ENTRIES SHOWN:
════════════════
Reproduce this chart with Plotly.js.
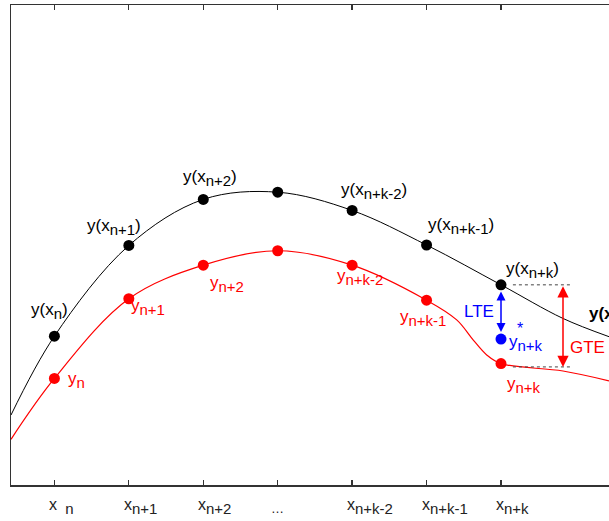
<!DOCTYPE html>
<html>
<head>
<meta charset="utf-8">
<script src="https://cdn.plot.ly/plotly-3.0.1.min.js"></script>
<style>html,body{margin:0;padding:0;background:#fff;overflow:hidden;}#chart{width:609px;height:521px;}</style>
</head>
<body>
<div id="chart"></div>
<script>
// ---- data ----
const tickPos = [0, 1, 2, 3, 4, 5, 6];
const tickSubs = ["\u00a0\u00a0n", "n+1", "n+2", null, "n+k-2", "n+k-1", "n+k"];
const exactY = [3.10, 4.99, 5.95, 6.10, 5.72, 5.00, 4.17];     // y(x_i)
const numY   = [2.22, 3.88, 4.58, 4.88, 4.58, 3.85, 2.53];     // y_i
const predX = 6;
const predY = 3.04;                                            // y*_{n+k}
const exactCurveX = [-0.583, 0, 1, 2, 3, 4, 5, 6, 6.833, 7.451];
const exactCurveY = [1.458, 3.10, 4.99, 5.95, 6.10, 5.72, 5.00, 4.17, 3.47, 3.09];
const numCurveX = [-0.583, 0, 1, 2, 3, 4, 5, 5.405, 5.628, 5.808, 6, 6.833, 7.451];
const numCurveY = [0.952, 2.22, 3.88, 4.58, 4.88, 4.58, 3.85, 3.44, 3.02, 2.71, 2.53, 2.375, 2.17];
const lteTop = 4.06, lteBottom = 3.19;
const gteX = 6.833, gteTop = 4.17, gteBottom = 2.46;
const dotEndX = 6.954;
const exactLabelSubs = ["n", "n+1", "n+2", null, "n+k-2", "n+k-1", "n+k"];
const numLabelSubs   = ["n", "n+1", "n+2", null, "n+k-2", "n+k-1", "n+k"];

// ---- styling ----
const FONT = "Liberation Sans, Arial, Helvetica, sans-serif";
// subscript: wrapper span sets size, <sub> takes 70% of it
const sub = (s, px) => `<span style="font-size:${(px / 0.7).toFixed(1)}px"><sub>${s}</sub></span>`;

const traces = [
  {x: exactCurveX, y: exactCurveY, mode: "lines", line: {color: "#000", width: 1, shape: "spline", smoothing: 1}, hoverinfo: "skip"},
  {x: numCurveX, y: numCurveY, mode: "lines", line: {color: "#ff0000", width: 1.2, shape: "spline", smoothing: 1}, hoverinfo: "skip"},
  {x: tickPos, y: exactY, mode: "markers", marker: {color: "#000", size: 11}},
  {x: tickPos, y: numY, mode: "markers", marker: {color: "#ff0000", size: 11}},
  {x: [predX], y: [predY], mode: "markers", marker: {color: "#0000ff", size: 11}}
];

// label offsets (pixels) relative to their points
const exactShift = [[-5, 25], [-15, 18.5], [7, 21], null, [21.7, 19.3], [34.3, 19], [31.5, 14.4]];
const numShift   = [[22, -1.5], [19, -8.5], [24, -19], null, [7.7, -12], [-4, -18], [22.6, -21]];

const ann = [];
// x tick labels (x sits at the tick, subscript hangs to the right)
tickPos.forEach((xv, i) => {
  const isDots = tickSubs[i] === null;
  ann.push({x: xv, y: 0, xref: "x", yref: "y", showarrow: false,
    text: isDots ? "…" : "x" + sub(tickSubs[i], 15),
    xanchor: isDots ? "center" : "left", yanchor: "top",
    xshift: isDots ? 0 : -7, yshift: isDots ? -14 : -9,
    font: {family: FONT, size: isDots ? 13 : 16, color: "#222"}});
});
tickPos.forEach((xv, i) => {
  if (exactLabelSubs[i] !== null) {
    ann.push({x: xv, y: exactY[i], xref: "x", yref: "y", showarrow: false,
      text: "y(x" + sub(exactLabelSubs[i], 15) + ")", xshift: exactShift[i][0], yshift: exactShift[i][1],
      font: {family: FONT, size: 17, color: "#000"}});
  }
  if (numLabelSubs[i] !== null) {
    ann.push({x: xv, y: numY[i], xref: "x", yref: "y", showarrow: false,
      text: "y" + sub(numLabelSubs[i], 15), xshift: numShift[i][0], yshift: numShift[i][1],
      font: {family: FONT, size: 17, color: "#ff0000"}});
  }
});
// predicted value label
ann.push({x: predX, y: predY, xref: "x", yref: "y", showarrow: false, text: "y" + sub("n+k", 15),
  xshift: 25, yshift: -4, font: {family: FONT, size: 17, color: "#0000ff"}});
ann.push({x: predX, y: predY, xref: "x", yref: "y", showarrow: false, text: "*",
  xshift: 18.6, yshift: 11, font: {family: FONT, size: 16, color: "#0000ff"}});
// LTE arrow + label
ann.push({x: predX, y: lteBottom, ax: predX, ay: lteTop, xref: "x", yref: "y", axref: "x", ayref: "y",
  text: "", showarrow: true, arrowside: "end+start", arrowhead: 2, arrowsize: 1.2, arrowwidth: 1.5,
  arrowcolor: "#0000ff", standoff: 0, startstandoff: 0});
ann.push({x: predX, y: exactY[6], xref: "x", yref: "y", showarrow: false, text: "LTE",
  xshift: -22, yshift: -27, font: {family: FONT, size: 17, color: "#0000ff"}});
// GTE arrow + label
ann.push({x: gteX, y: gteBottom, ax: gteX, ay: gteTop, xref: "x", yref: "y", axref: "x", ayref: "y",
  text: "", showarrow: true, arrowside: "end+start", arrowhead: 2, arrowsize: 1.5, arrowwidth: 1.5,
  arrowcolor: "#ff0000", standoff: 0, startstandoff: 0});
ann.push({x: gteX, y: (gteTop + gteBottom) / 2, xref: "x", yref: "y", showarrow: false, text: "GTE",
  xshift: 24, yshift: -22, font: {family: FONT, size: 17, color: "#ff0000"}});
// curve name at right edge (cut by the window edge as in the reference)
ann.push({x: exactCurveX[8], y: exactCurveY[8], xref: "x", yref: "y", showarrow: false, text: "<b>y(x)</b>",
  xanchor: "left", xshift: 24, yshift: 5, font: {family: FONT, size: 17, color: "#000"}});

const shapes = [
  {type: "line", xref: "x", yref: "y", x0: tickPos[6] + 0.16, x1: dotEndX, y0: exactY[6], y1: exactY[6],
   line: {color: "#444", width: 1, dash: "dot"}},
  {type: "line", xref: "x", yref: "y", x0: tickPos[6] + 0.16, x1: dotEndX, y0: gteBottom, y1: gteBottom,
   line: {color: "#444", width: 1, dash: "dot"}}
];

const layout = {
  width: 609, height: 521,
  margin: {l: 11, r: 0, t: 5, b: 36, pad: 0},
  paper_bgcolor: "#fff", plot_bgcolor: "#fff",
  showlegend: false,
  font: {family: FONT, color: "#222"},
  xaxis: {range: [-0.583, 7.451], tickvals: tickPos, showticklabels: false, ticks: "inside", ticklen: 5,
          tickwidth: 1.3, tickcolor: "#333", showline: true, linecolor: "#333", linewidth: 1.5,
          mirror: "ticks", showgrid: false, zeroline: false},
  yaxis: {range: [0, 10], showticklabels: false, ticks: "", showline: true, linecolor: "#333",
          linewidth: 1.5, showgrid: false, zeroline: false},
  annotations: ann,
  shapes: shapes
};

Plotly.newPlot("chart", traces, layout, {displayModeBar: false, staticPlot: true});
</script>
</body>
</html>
════════════════
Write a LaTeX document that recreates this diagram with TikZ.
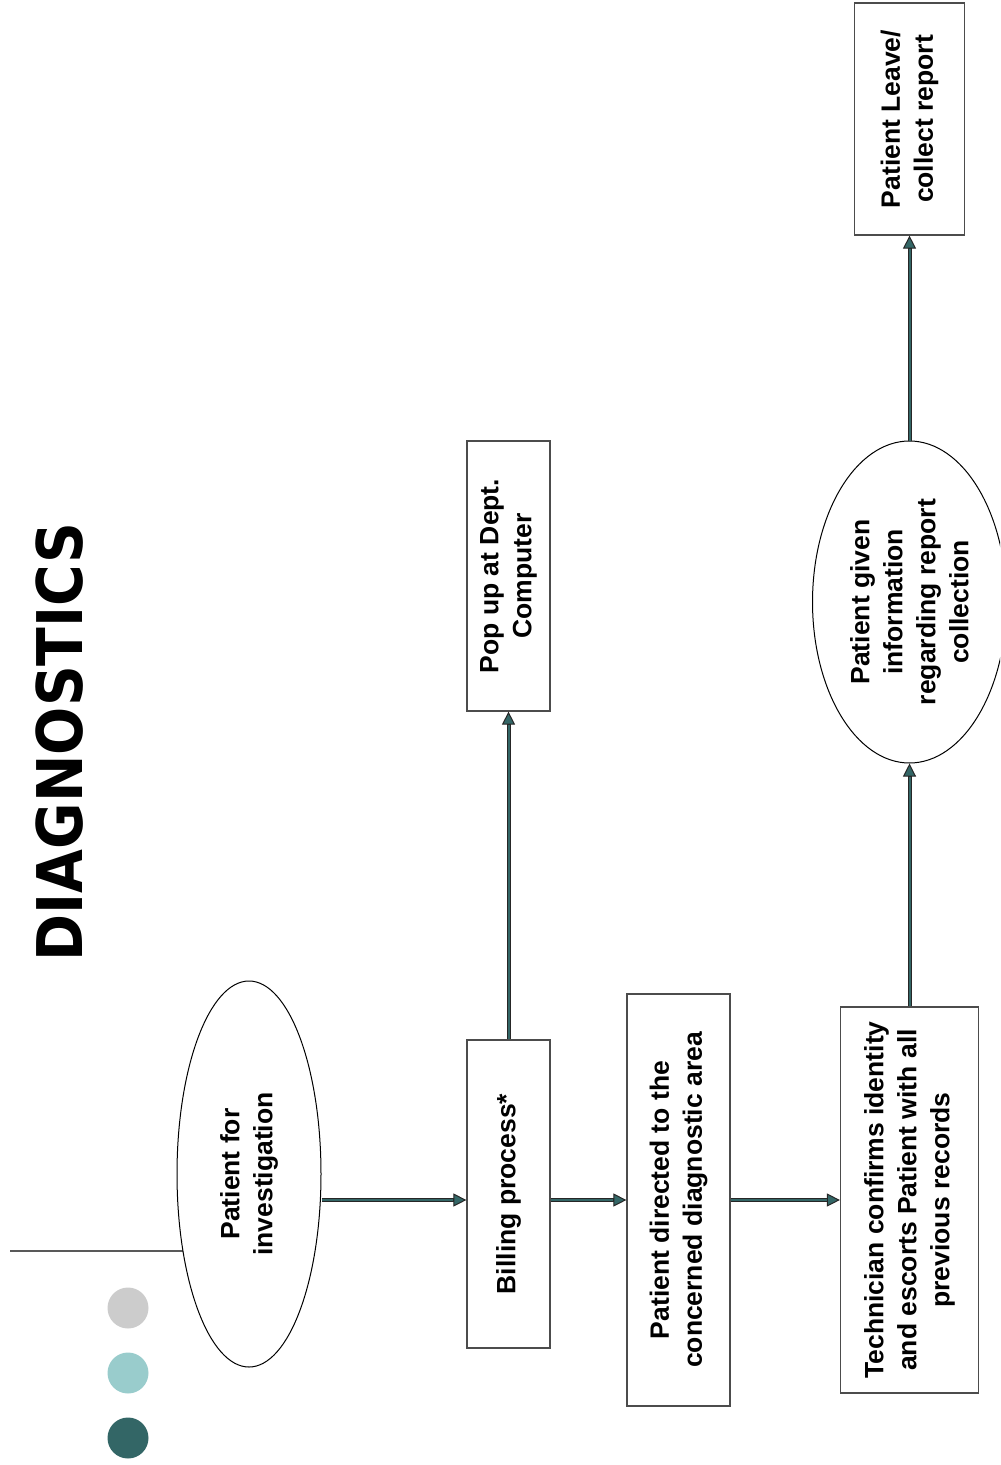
════════════════
YOUR GOAL:
Only the number is wanted: count the lines of the records that hold the word "with".

TASK RESULT:
2